**Short task**
Extract the lines from the start through the line that holds "width=280.5pt,minimum height=39.75pt] (emis)", both included, omitting all images.

* START Information shown *

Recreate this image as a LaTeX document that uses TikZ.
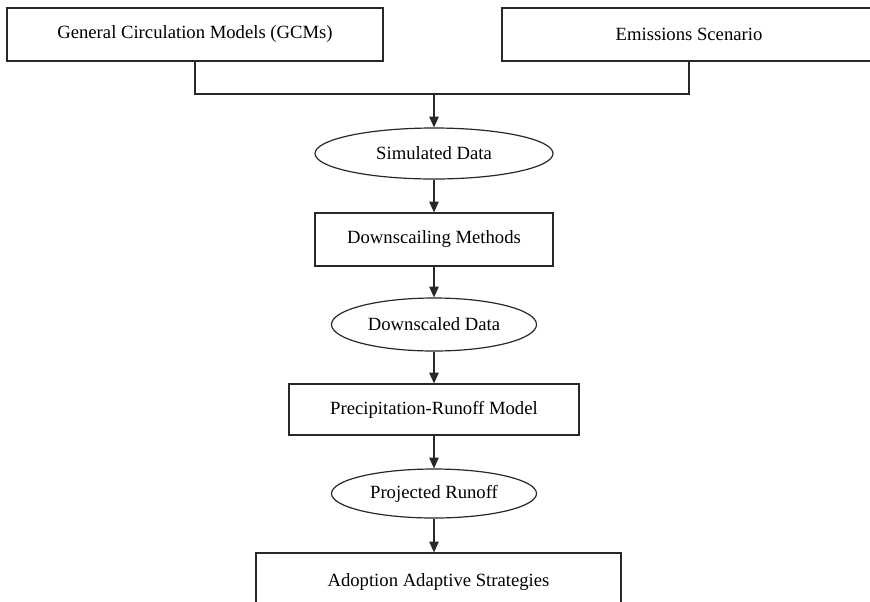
\documentclass[tikz,border=0pt]{standalone}
\usepackage{fontspec}
\setmainfont{Liberation Serif}
\usepackage{tikz}
\usetikzlibrary{positioning,arrows.meta,calc,shapes.geometric}
\definecolor{linegrey}{RGB}{40,40,40}
\tikzset{
  box/.style  ={draw=linegrey, fill=white, line width=0.9pt, rectangle, inner sep=0pt,
                font=\fontsize{14}{16}\selectfont, align=center},
  oval/.style ={draw=linegrey, fill=white, line width=0.9pt, ellipse, inner sep=0pt,
                font=\fontsize{14}{16}\selectfont, align=center},
  ln/.style   ={draw=linegrey, line width=0.9pt},
  ar/.style   ={-{Triangle[length=8pt,width=7pt]}, draw=linegrey, line width=0.9pt},
}
\begin{document}
\begin{tikzpicture}[x=0.75pt,y=-0.75pt]
\useasboundingbox (0,0) rectangle (870,601);

% inputs
\node[box,minimum width=282pt,minimum height=39.75pt] (gcm) at (195,34.5) {General Circulation Models (GCMs)};
\node[box,minimum width=280.5pt,minimum height=39.75pt] (emis) at (689,34.5) {Emissions Scenario};

% chain
\node[oval,minimum width=178.5pt,minimum height=38.25pt] (sim) at (434,153.5) {Simulated Data};
\node[box,minimum width=178.5pt,minimum height=39.75pt] (dsm) at (434,239.5) {Downscailing Methods};
\node[oval,minimum width=153.75pt,minimum height=39.75pt] (dsd) at (434,324.5) {Downscaled Data};
\node[box,minimum width=217.5pt,minimum height=38.25pt] (prm) at (434,409.5) {Precipitation-Runoff Model};
\node[oval,minimum width=153.75pt,minimum height=36.75pt] (proj) at (434,493.5) {Projected Runoff};
\node[box,minimum width=273.75pt,minimum height=43.5pt] (adapt) at (438.5,582) {Adoption Adaptive Strategies};

% merge of the two inputs
\coordinate (jl) at (195,94);
\coordinate (jr) at (689,94);
\coordinate (jm) at (434,94);
\draw[ln] (gcm.south) -- (jl) -- (jr) -- (emis.south);
\draw[ar] (jm) -- (sim.north);

% arrows down the chain
\draw[ar] (sim.south) -- (dsm.north);
\draw[ar] (dsm.south) -- (dsd.north);
\draw[ar] (dsd.south) -- (prm.north);
\draw[ar] (prm.south) -- (proj.north);
\draw[ar] (proj.south) -- (proj.south |- adapt.north);
\end{tikzpicture}
\end{document}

* END Information shown *

**The reply**
Recreate this image as a LaTeX document that uses TikZ.
\documentclass[tikz,border=0pt]{standalone}
\usepackage{fontspec}
\setmainfont{Liberation Serif}
\usepackage{tikz}
\usetikzlibrary{positioning,arrows.meta,calc,shapes.geometric}
\definecolor{linegrey}{RGB}{40,40,40}
\tikzset{
  box/.style  ={draw=linegrey, fill=white, line width=0.9pt, rectangle, inner sep=0pt,
                font=\fontsize{14}{16}\selectfont, align=center},
  oval/.style ={draw=linegrey, fill=white, line width=0.9pt, ellipse, inner sep=0pt,
                font=\fontsize{14}{16}\selectfont, align=center},
  ln/.style   ={draw=linegrey, line width=0.9pt},
  ar/.style   ={-{Triangle[length=8pt,width=7pt]}, draw=linegrey, line width=0.9pt},
}
\begin{document}
\begin{tikzpicture}[x=0.75pt,y=-0.75pt]
\useasboundingbox (0,0) rectangle (870,601);

% inputs
\node[box,minimum width=282pt,minimum height=39.75pt] (gcm) at (195,34.5) {General Circulation Models (GCMs)};
\node[box,minimum width=280.5pt,minimum height=39.75pt] (emis) at (689,34.5) {Emissions Scenario};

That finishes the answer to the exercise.